Heads up: spoilers ahead for Netflix 's The Boroughs. If you just binged it and that last shot made you stare at your bathroom mirror a little too long, same.
Quick recap of how we got to that mirror
- In Netflix's would-be Stranger Things successor, a quiet desert retirement community hides a full-blown sci-fi operation: residents are literally fed to pet monsters to keep an ancient alien called Mother alive so the bad guys can siphon her blood for its regenerative perks.
- Our under-estimated retirees (sidelined for years, at least in Sam's mind) finally topple the people running the place: smug CEO Blaine Shaw (Seth Numrich) and his wife/partner Anneliese (Alice Kremelberg).

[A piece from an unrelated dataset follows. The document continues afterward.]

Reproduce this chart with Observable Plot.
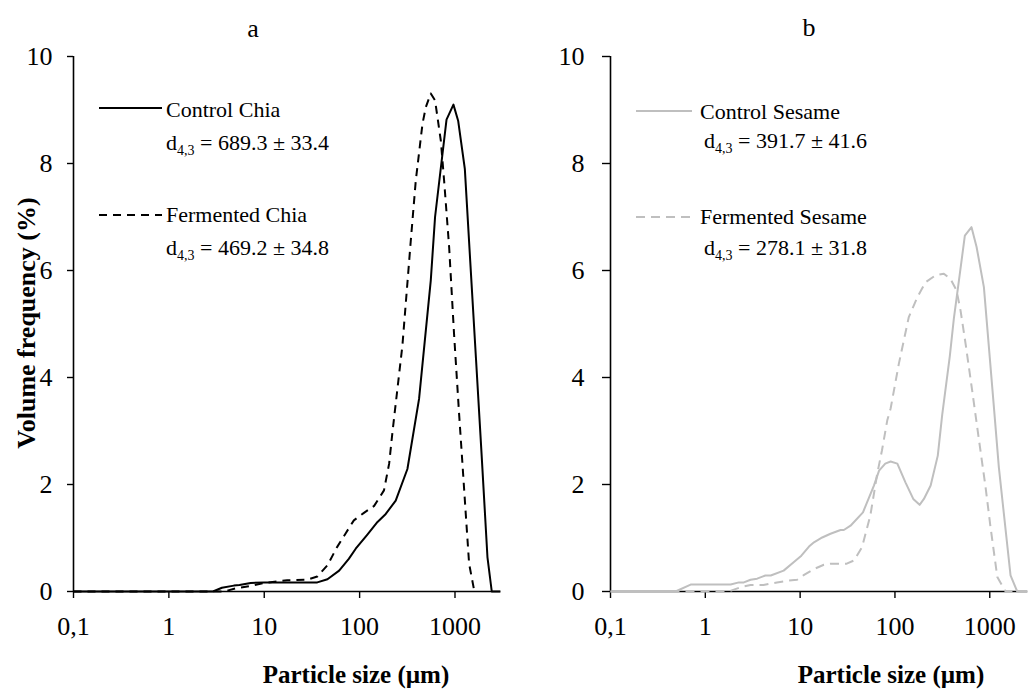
<!DOCTYPE html>
<html>
<head>
<meta charset="utf-8">
<script src="https://cdn.jsdelivr.net/npm/d3@7"></script>
<script src="https://cdn.jsdelivr.net/npm/@observablehq/plot@0.6"></script>
<style>
  html, body { margin: 0; padding: 0; background: #fff; }
  #wrap { position: relative; width: 1028px; height: 691px; overflow: hidden; background: #fff; }
  #wrap svg { position: absolute; top: 0; overflow: visible; }
</style>
</head>
<body>
<div id="wrap"></div>
<script>
// ---------- tick labels ----------
const xTicks = [0.1, 1, 10, 100, 1000];
const xTickLabels = ["0,1", "1", "10", "100", "1000"];
const yTicks = [0, 2, 4, 6, 8, 10];

// ---------- titles / legend text ----------
const panelTitles = ["a", "b"];
const xTitle = "Particle size (µm)";
const yTitle = "Volume frequency (%)";
const seriesNames = ["Control Chia", "Fermented Chia", "Control Sesame", "Fermented Sesame"];
const d43Values = ["689.3 ± 33.4", "469.2 ± 34.8", "391.7 ± 41.6", "278.1 ± 31.8"];

// ---------- series (particle size µm, volume frequency %) ----------
const chiaControlSize = [0.1, 2.9, 3.6, 4.8, 5.5, 7.2, 10, 20, 36, 46, 61, 77, 91, 120, 154, 188, 239, 317, 420, 557, 618, 815, 963, 1079, 1268, 1445, 1660, 1905, 2190, 2430, 3000];
const chiaControlFreq = [0, 0, 0.07, 0.11, 0.12, 0.16, 0.17, 0.17, 0.17, 0.23, 0.39, 0.61, 0.80, 1.06, 1.30, 1.45, 1.70, 2.29, 3.60, 5.81, 7.0, 8.82, 9.10, 8.80, 7.90, 6.17, 4.35, 2.53, 0.64, 0, 0];

const chiaFermSize = [0.1, 3.8, 5.0, 7.5, 10, 17.4, 28, 36, 46, 58, 71, 87, 111, 142, 180, 204, 221, 281, 344, 388, 456, 494, 557, 618, 710, 769, 868, 977, 1104, 1197, 1297, 1406, 1585, 1700];
const chiaFermFreq = [0, 0, 0.06, 0.11, 0.16, 0.21, 0.22, 0.28, 0.49, 0.83, 1.08, 1.33, 1.47, 1.60, 1.89, 2.39, 2.98, 4.6, 6.56, 7.68, 8.74, 9.05, 9.31, 9.18, 8.43, 7.68, 6.44, 4.82, 3.32, 2.39, 1.45, 0.52, 0.03, 0];

const sesameControlSize = [0.1, 0.485, 0.70, 1.85, 2.26, 2.55, 3.0, 3.52, 4.3, 4.9, 6.7, 8.6, 10.3, 12.4, 14.0, 17.1, 20.9, 26.7, 28.9, 34, 46, 60, 68, 79, 90, 106, 129, 156, 182, 202, 238, 283, 315, 379, 418, 480, 546, 642, 726, 867, 1105, 1247, 1656, 1950, 2500];
const sesameControlFreq = [0, 0, 0.13, 0.13, 0.17, 0.17, 0.22, 0.24, 0.30, 0.30, 0.39, 0.55, 0.67, 0.84, 0.92, 1.01, 1.08, 1.15, 1.15, 1.23, 1.48, 1.98, 2.26, 2.39, 2.43, 2.39, 2.04, 1.73, 1.62, 1.73, 1.98, 2.54, 3.3, 4.4, 5.1, 5.9, 6.65, 6.81, 6.44, 5.69, 3.45, 2.32, 0.30, 0, 0];

const sesameFermSize = [0.1, 1.77, 2.35, 3.0, 4.1, 5.7, 7.3, 9.3, 11, 14, 17.8, 20.9, 31, 37, 45, 55, 65, 73, 83, 90, 110, 140, 172, 210, 268, 328, 386, 446, 492, 556, 653, 767, 903, 1019, 1201, 1469, 2500];
const sesameFermFreq = [0, 0, 0.08, 0.12, 0.12, 0.17, 0.20, 0.22, 0.31, 0.42, 0.50, 0.52, 0.52, 0.58, 0.83, 1.42, 2.2, 2.64, 3.2, 3.42, 4.26, 5.13, 5.5, 5.78, 5.91, 5.94, 5.84, 5.63, 5.25, 4.63, 3.75, 2.85, 1.95, 1.2, 0.27, 0, 0];

const toRows = (s, f) => d3.zip(s, f).map(([size, freq]) => ({size, freq}));

const FONT = '"Liberation Serif", "Times New Roman", serif';
const BLACK = "#000000";
const GRAY = "#bfbfbf";

const panels = [
  {
    left: 0, marginLeft: 73, marginRight: 14, xMax: 3000, yTickSize: 6, yTickPad: 15,
    title: panelTitles[0], titleX: 253, titleY: 37, xTitleX: 356, showYTitle: true,
    series: [
      {rows: toRows(chiaControlSize, chiaControlFreq), color: BLACK, dash: null, name: seriesNames[0], d43: d43Values[0]},
      {rows: toRows(chiaFermSize, chiaFermFreq), color: BLACK, dash: "8,6", name: seriesNames[1], d43: d43Values[1]}
    ],
    legend: {lineX1: 99, lineX2: 162, textX: 166, dX: 166, rows: [
      {lineY: 108, textY: 117, dY: 150},
      {lineY: 215, textY: 222, dY: 255}
    ]}
  },
  {
    left: 514, marginLeft: 96, marginRight: 1, xMax: 2500, yTickSize: 8, yTickPad: 18,
    title: panelTitles[1], titleX: 295, titleY: 36, xTitleX: 377, showYTitle: false,
    series: [
      {rows: toRows(sesameControlSize, sesameControlFreq), color: GRAY, dash: null, name: seriesNames[2], d43: d43Values[2]},
      {rows: toRows(sesameFermSize, sesameFermFreq), color: GRAY, dash: "9,6", name: seriesNames[3], d43: d43Values[3]}
    ],
    legend: {lineX1: 122, lineX2: 178, textX: 186, dX: 190, rows: [
      {lineY: 111, textY: 119, dY: 148},
      {lineY: 217, textY: 224, dY: 255}
    ]}
  }
];

const wrap = document.getElementById("wrap");

for (const p of panels) {
  const svg = Plot.plot({
    width: 514,
    height: 691,
    marginLeft: p.marginLeft,
    marginRight: p.marginRight,
    marginTop: 56,
    marginBottom: 100,
    x: {type: "log", domain: [0.1, p.xMax]},
    y: {domain: [0, 10]},
    style: {fontFamily: FONT, fontSize: "26px", color: BLACK, background: "transparent", overflow: "visible"},
    marks: [
      Plot.axisX({ticks: xTicks, tickFormat: d => { const i = xTicks.indexOf(d); return i >= 0 ? xTickLabels[i] : String(d); }, tickSize: 7, tickPadding: 18, label: null, strokeWidth: 1.4}),
      Plot.axisY({ticks: yTicks, tickSize: p.yTickSize, tickPadding: p.yTickPad, label: null, strokeWidth: 1.4}),
      Plot.ruleY([0], {stroke: BLACK, strokeWidth: 1.6}),
      Plot.ruleX([0.1], {stroke: BLACK, strokeWidth: 1.6}),
      ...p.series.map(s => Plot.line(s.rows, {x: "size", y: "freq", stroke: s.color, strokeWidth: 2, strokeDasharray: s.dash, strokeLinejoin: "round", strokeLinecap: "butt"}))
    ]
  });
  svg.style.left = p.left + "px";
  wrap.appendChild(svg);

  const g = d3.select(svg).append("g").attr("font-family", FONT).attr("fill", BLACK).attr("text-anchor", "start");
  // panel title
  g.append("text").attr("x", p.titleX).attr("y", p.titleY).attr("text-anchor", "middle").attr("font-size", 26).text(p.title);
  // x axis title
  g.append("text").attr("x", p.xTitleX).attr("y", 683).attr("text-anchor", "middle").attr("font-size", 25).attr("font-weight", "bold").text(xTitle);
  // y axis title
  if (p.showYTitle) {
    g.append("text").attr("transform", "translate(35,323) rotate(-90)").attr("text-anchor", "middle").attr("font-size", 26).attr("font-weight", "bold").text(yTitle);
  }
  // legend
  p.series.forEach((s, i) => {
    const r = p.legend.rows[i];
    g.append("line").attr("x1", p.legend.lineX1).attr("x2", p.legend.lineX2).attr("y1", r.lineY).attr("y2", r.lineY)
      .attr("stroke", s.color).attr("stroke-width", 2).attr("stroke-dasharray", s.dash);
    g.append("text").attr("x", p.legend.textX).attr("y", r.textY).attr("text-anchor", "start").attr("font-size", 22).text(s.name);
    const t = g.append("text").attr("x", p.legend.dX).attr("y", r.dY).attr("text-anchor", "start").attr("font-size", 22);
    t.append("tspan").text("d");
    t.append("tspan").attr("font-size", 14).attr("dy", 5).text("4,3");
    t.append("tspan").attr("dy", -5).text(" = " + s.d43);
  });
}
</script>
</body>
</html>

- Sam (Alfred Molina) helps Mother retreat back to her underground birthplace, and ultimately the group lets her die, which also wipes out her spider- like offspring.

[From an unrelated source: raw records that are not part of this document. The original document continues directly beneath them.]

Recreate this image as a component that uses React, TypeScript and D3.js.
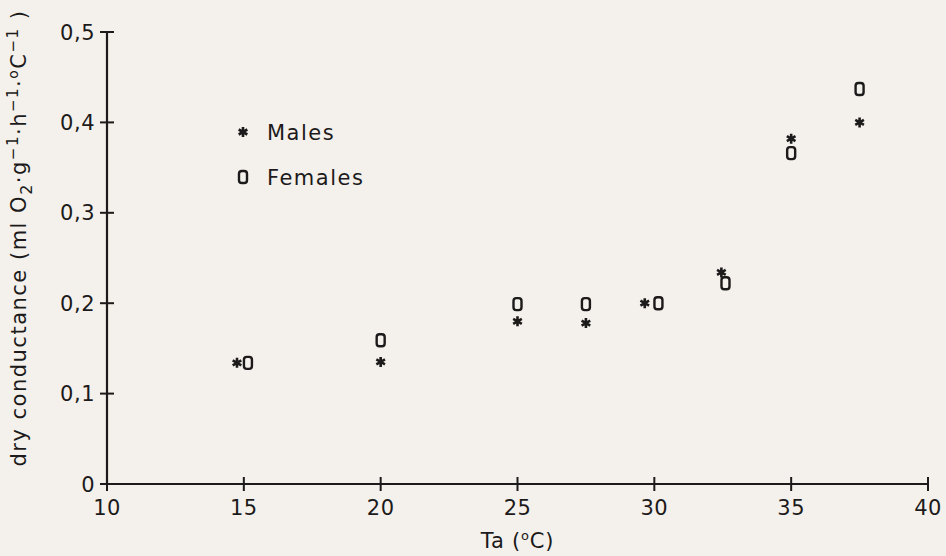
import React from "react";
import * as d3 from "d3";

// Dry conductance against ambient temperature, males and females
const maleTa = [14.75, 20, 25, 27.5, 29.65, 32.45, 35, 37.5];
const maleCond = [0.134, 0.135, 0.18, 0.178, 0.2, 0.234, 0.382, 0.4];
const femaleTa = [15.15, 20, 25, 27.5, 30.15, 32.6, 35, 37.5];
const femaleCond = [0.134, 0.159, 0.199, 0.199, 0.2, 0.222, 0.366, 0.437];
const xTicks = [10, 15, 20, 25, 30, 35, 40];
const yTicks = [0, 0.1, 0.2, 0.3, 0.4, 0.5];
const yTickLabels = ["0", "0,1", "0,2", "0,3", "0,4", "0,5"];

const W = 946;
const H = 556;
const INK = "#1c1a1a";
const BG = "#f4f1ec";
const FONT = "'DejaVu Sans', 'Liberation Sans', sans-serif";

const x = d3.scaleLinear().domain([10, 40]).range([107, 928]);
const y = d3.scaleLinear().domain([0, 0.5]).range([484, 32]);

function Star({ cx, cy }: { cx: number; cy: number }) {
  const r = 5;
  const path = d3.path();
  for (let i = 0; i < 3; i++) {
    const a = (Math.PI / 3) * i + Math.PI / 2;
    path.moveTo(cx + r * Math.cos(a), cy + r * Math.sin(a));
    path.lineTo(cx - r * Math.cos(a), cy - r * Math.sin(a));
  }
  return <path d={path.toString()} stroke={INK} strokeWidth={2.6} fill="none" />;
}

function Zero({ cx, cy }: { cx: number; cy: number }) {
  return (
    <rect
      x={cx - 4}
      y={cy - 6}
      width={8}
      height={12}
      rx={2.8}
      ry={2.8}
      fill="none"
      stroke={INK}
      strokeWidth={2.4}
    />
  );
}

export default function App() {
  const [x0, x1] = x.range();
  const [y0, y1] = y.range();
  return (
    <svg
      width={W}
      height={H}
      style={{ position: "absolute", left: 0, top: 0, background: BG }}
      fontFamily={FONT}
    >
      <rect width={W} height={H} fill={BG} />
      {/* axes */}
      <line x1={x0} x2={x0} y1={y0} y2={y1} stroke={INK} strokeWidth={2.2} />
      <line x1={x0} x2={x1} y1={y0} y2={y0} stroke={INK} strokeWidth={2.2} />
      {yTicks.map((t, i) => (
        <g key={"y" + t}>
          <line x1={x0 - 7} x2={x0 + 7} y1={y(t)} y2={y(t)} stroke={INK} strokeWidth={2} />
          <text
            x={x0 - 12}
            y={y(t)}
            dy="0.36em"
            textAnchor="end"
            fontSize={21}
            letterSpacing={0.5}
            fill={INK}
          >
            {yTickLabels[i]}
          </text>
        </g>
      ))}
      {xTicks.map((t) => (
        <g key={"x" + t}>
          <line x1={x(t)} x2={x(t)} y1={y0 - 7} y2={y0 + 7} stroke={INK} strokeWidth={2} />
          <text
            x={x(t)}
            y={y0 + 31}
            textAnchor="middle"
            fontSize={21}
            letterSpacing={0.5}
            fill={INK}
          >
            {t}
          </text>
        </g>
      ))}
      {/* axis titles */}
      <text
        x={(x0 + x1) / 2}
        y={548}
        textAnchor="middle"
        fontSize={21}
        letterSpacing={0.8}
        fill={INK}
      >
        Ta (
        <tspan fontSize={13} dy={-8}>o</tspan>
        <tspan dy={8}>C)</tspan>
      </text>
      <text
        transform={`translate(26, 238) rotate(-90)`}
        textAnchor="middle"
        fontSize={21}
        letterSpacing={1.5}
        fill={INK}
      >
        dry conductance (ml O
        <tspan fontSize={16} dy={6}>2</tspan>
        <tspan dy={-6}>·g</tspan>
        <tspan fontSize={15} dy={-8}>−1</tspan>
        <tspan dy={8}>·h</tspan>
        <tspan fontSize={15} dy={-8}>−1</tspan>
        <tspan dy={8}>·</tspan>
        <tspan fontSize={14} dy={-8}>o</tspan>
        <tspan dy={8}>C</tspan>
        <tspan fontSize={15} dy={-8}>−1</tspan>
        <tspan dy={8}> )</tspan>
      </text>
      {/* data */}
      {maleTa.map((t, i) => (
        <Star key={"m" + i} cx={x(t)} cy={y(maleCond[i])} />
      ))}
      {femaleTa.map((t, i) => (
        <Zero key={"f" + i} cx={x(t)} cy={y(femaleCond[i])} />
      ))}
      {/* legend */}
      <Star cx={243} cy={132} />
      <text x={267} y={132} dy="0.36em" fontSize={21} letterSpacing={1.5} fill={INK}>
        Males
      </text>
      <Zero cx={243} cy={177} />
      <text x={267} y={177} dy="0.36em" fontSize={21} letterSpacing={1.5} fill={INK}>
        Females
      </text>
    </svg>
  );
}
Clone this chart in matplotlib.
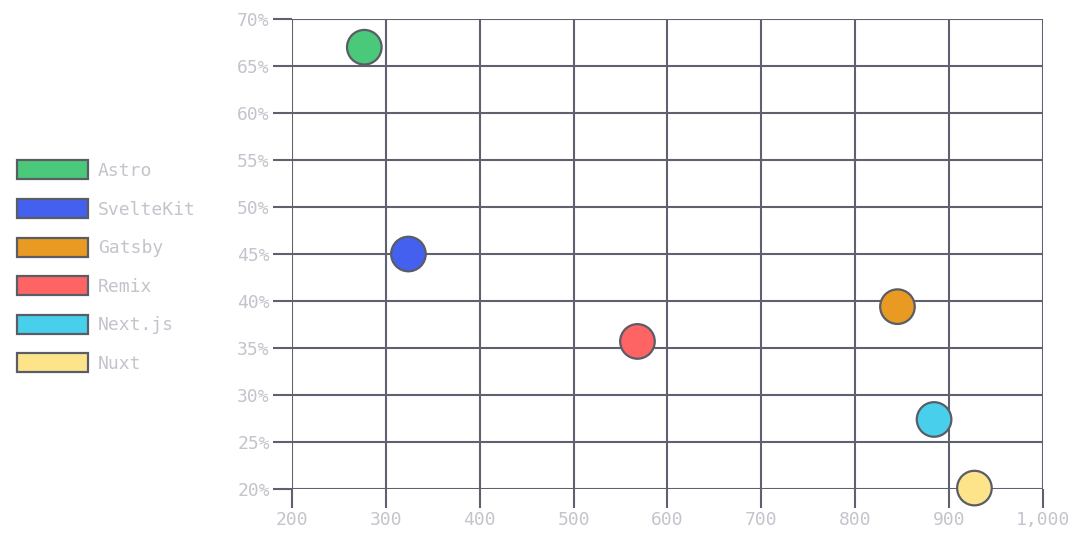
import matplotlib
matplotlib.use("Agg")
import matplotlib.pyplot as plt
from matplotlib.patches import Patch
from matplotlib.ticker import FuncFormatter, MultipleLocator

# frameworks, x value and percentage
names = ["Astro", "SvelteKit", "Gatsby", "Remix", "Next.js", "Nuxt"]
x_vals = [277, 324, 845, 568, 884, 927]
y_vals = [67.0, 45.0, 39.4, 35.7, 27.4, 20.1]
colors = ["#4ac97a", "#4361ee", "#e89a22", "#fe6464", "#48cfec", "#fde48a"]

grid_col = "#5f6170"
text_col = "#c3c4cc"

plt.rcParams["font.family"] = ["DejaVu Sans Mono"]

fig = plt.figure(figsize=(10.8, 5.4), dpi=100)
ax = fig.add_axes([0.2704, 0.0944, 0.6953, 0.8704])

ax.scatter(x_vals, y_vals, s=620, c=colors, edgecolors="#5a5c66",
           linewidths=1.6, zorder=3, clip_on=False)

ax.set_xlim(200, 1000)
ax.set_ylim(20, 70)
ax.xaxis.set_major_locator(MultipleLocator(100))
ax.yaxis.set_major_locator(MultipleLocator(5))
ax.xaxis.set_major_formatter(FuncFormatter(lambda v, p: f"{v:,.0f}"))
ax.yaxis.set_major_formatter(FuncFormatter(lambda v, p: f"{v:.0f}%"))

ax.grid(True, color=grid_col, linewidth=1.5, zorder=1)
for s in ax.spines.values():
    s.set_visible(False)
ax.tick_params(length=14, width=1.5, color=grid_col, labelcolor=text_col,
               labelsize=13, pad=2)

handles = [Patch(facecolor=c, edgecolor="#5a5c66", linewidth=1.6) for c in colors]
fig.legend(handles, names, loc="upper left", bbox_to_anchor=(0.016, 0.703),
           frameon=False, borderpad=0, borderaxespad=0, handlelength=3.9,
           handleheight=1.25, labelspacing=1.05, handletextpad=0.55,
           fontsize=13, labelcolor=text_col)

fig.savefig("out.png", dpi=100)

- Final scene: celebration at Sam's house. He steps away to wash his hands, looks up, and his reflection glitches twice — the exact way Boroughs staffers glitched.

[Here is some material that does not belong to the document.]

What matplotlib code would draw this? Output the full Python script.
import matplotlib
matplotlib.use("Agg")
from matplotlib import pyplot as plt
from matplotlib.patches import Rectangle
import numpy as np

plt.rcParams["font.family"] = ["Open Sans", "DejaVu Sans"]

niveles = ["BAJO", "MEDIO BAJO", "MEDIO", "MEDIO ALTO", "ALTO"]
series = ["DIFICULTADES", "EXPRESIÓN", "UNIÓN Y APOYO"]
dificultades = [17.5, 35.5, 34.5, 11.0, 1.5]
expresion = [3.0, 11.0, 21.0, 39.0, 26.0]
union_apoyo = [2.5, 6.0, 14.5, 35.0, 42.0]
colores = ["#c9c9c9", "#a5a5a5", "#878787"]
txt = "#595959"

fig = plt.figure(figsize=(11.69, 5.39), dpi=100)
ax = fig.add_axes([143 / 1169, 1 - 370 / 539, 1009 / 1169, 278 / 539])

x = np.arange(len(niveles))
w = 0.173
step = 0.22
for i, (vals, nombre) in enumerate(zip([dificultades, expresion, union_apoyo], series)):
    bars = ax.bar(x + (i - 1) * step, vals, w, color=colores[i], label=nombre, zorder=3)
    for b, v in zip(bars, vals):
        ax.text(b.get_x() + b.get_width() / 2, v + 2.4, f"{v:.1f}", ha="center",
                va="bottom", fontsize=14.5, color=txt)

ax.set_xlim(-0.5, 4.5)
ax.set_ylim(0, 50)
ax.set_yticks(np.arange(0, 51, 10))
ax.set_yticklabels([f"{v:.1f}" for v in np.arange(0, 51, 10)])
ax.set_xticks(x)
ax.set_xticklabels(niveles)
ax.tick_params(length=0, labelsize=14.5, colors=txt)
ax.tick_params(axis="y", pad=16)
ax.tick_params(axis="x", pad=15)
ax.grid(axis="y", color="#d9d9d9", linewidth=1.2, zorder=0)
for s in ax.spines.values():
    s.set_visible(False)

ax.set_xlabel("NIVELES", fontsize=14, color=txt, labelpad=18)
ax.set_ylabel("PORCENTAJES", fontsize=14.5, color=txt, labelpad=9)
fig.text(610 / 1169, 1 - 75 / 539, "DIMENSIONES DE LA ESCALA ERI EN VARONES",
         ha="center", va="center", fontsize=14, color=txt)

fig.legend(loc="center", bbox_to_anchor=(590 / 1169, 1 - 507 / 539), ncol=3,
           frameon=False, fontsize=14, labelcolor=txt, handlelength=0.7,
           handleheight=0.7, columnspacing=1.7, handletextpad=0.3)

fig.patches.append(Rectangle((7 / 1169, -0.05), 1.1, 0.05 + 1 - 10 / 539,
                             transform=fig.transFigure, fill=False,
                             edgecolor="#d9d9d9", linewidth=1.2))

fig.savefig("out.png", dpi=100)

- That shot all but screams the story is not over. Officially, though, Netflix has not renewed a season 2 yet.
So... why does Sam glitch?
On paper, it should not happen. The show tells us Blaine, Anneliese, and their staff looked the way they looked because they drank Mother's blood. That altered their bodies and let them project the outer appearance they preferred. Their glitches were the tell that the projection was slipping.
Sam never drank Mother's blood. That was Wally's thing. And while Sam clearly had a telepathic bond with Mother, the series never suggests that kind of connection rewires your body or gives you projection powers. Based on the rules we were given, Sam should be just... Sam.
Here is the wrinkle: when Mother sent Sam visions of his late wife, those visions glitched in the same way. That was the built-in lie detector for the audience. So when Sam's reflection glitches identically, the show is poking us with the same stick. Translation: what we are seeing in that mirror might not be real. Either Sam is unknowingly projecting something, or Mother left behind a residue — a trace connection that did not die with her.
Could it be symbolic? Sure — a 'you can never go back' kind of scar on his spirit. But The Boroughs plays things as sci-fi mechanics more than mysticism, so the cleaner read is that Mother altered him somehow, even without a blood cocktail. It breaks the previously stated rules a bit, but it also tracks with the show treating Mother as more than a simple monster. She had reach.
The other head-scratcher the finale leaves hanging
When Mother goes, Blaine Shaw shrivels and dies on the spot. That lines up with earlier exposition: her blood only buys you time from your ailments (including good old aging). No more Mother, no more reprieve. If that is the case, a lot of people in power at The Boroughs should be dropping like flies — which raises a pretty basic logistical question: how does the community keep functioning?
The CEO is dead. Key board members are dead. The surviving loyalists who relied on Mother's blood should be failing fast. Blaine never thought he was in danger, so a careful succession plan feels out of character. And the place is so isolated that watching it hum along like nothing happened is... odd.
That brings us back to the mirror. The flicker might be more than a cute sequel hook — it could be a flag that what we are seeing is not reality at all. Maybe we never fully left the post-Mother-death vision wave, like the beat where Sam and Lilly reunite right after the blast. That particular reunion is never properly explained and does not match how other visions work. Add the fact that the explosion disintegrates the 'kids' while Sam walks away mostly fine, and you can see the angle: the warm, tidy ending might be Sam's last, best wish — a dying mind imagining he finally belongs.
Personally, I hope it is not that bleak. But either way, the show definitely wants the question hanging there: is Sam changed, or is the world around him not as solid as it looks?